Thursday, 2 July 2009

Victory, Sort Of...

The new development consent arrived in the mail today. It largely fulfills the agreed outcomes of the meeting with Council, excepting the fact that they've inserted a clause that means we have to upgrade 50m of the laneway along with the intersection, to the new standard. I guess it's Council policy to provide a little bit of punishment with every success. You might think you've reached an agreement with them, but it seems they're always going to try and squeeze a little more out of you. At least we don't have to upgrade half a kilometre of laneway...

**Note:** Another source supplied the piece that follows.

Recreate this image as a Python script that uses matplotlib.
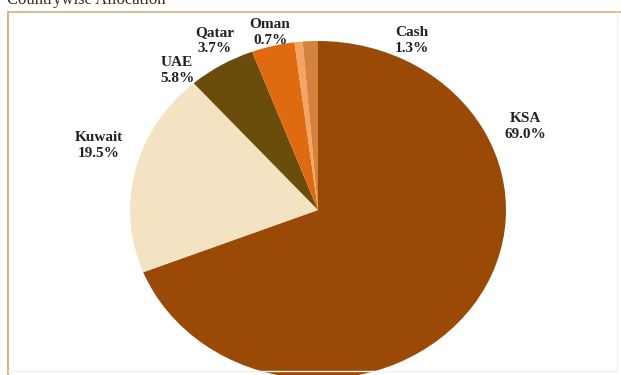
import matplotlib.pyplot as plt
from matplotlib.lines import Line2D

# countrywise allocation (%)
countries = ['KSA', 'Kuwait', 'UAE', 'Qatar', 'Oman', 'Cash']
shares = [69.0, 19.5, 5.8, 3.7, 0.7, 1.3]
colors = ['#9A4A06', '#F3E3C3', '#6A4C0B', '#E06A10', '#F6A463', '#D5823C']

# label centres in pixels from the top-left corner
label_pos = [(525, 127), (99, 145), (177, 71), (215, 41), (270, 32), (412, 41)]

W, H = 621, 375
fig = plt.figure(figsize=(W / 100, H / 100), dpi=100)
fig.patch.set_facecolor('white')

# panel border: strong on top/left, faint on right/bottom
def fline(x0, y0, x1, y1, c, lw):
    fig.add_artist(Line2D([x0 / W, x1 / W], [1 - y0 / H, 1 - y1 / H], color=c, lw=lw,
                          transform=fig.transFigure))

fline(8, 12, W, 12, '#D2AE7A', 1.2)
fline(8, 12, 8, H, '#D9A560', 1.2)
fline(617, 12, 617, 371, '#F4F1EA', 1.0)
fline(8, 371, 617, 371, '#F4F1EA', 1.0)

fig.text(7 / W, 1 - 4 / H, 'Countrywise Allocation', family='Liberation Serif',
         fontsize=12, color='#3A2A10', va='baseline', ha='left')

# pie is slightly wider than tall
cx, cy = 318, H - 210
rx, ry = 188, 169
lim = 1.2
ax = fig.add_axes([(cx - rx * lim) / W, (cy - ry * lim) / H, 2 * rx * lim / W, 2 * ry * lim / H])
ax.pie(shares, colors=colors, startangle=90, counterclock=False,
       wedgeprops=dict(linewidth=0))
ax.set_aspect('auto')
ax.set_xlim(-lim, lim)
ax.set_ylim(-lim, lim)
ax.axis('off')

for name, val, (px, py) in zip(countries, shares, label_pos):
    fig.text(px / W, 1 - py / H, f'{name}\n{val:.1f}%', family='Liberation Serif',
             fontweight='bold', fontsize=11, color='#222222', ha='center', va='center',
             linespacing=1.3)

fig.savefig('out.png', dpi=100)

All in all, the result is good enough for now. We can get ourselves a construction certificate and build the shed, which was the original goal of the project. Once we've completed that bit, it might be time to take the whole sordid tale to the mayor and his cohorts, and then to the media, and see if we can get some of those conditions altered further in our favour. After all, I was reading in Council's business paper that they've approved the new road specifications, and it states that RG1 roads will only be allowed for right-of-way lanes and those experiencing less than 16 vehicle movements per day, contrary to the guy's statement that the RG1 standard no longer applies at all. We wont stir the nest for now, we can proceed with our plans for a bit until we run up against the requirements of the new conditions, but at some stage we're going to need a better reckoning, just for the principle of the thing. If we let them get away with it, who's next on the list to suffer?

So, from here, it's construction certificate, then a bit of earthworks, then some building. I'll need to put in a bit of extra fence before then, hopefully I'll be able to do that this weekend, and I must also shift some of our stockpile around so that the dozer can get in there and push the dirt where it needs to go. Exciting, productive work, rather than the mental gymnastics and social sorties required to date.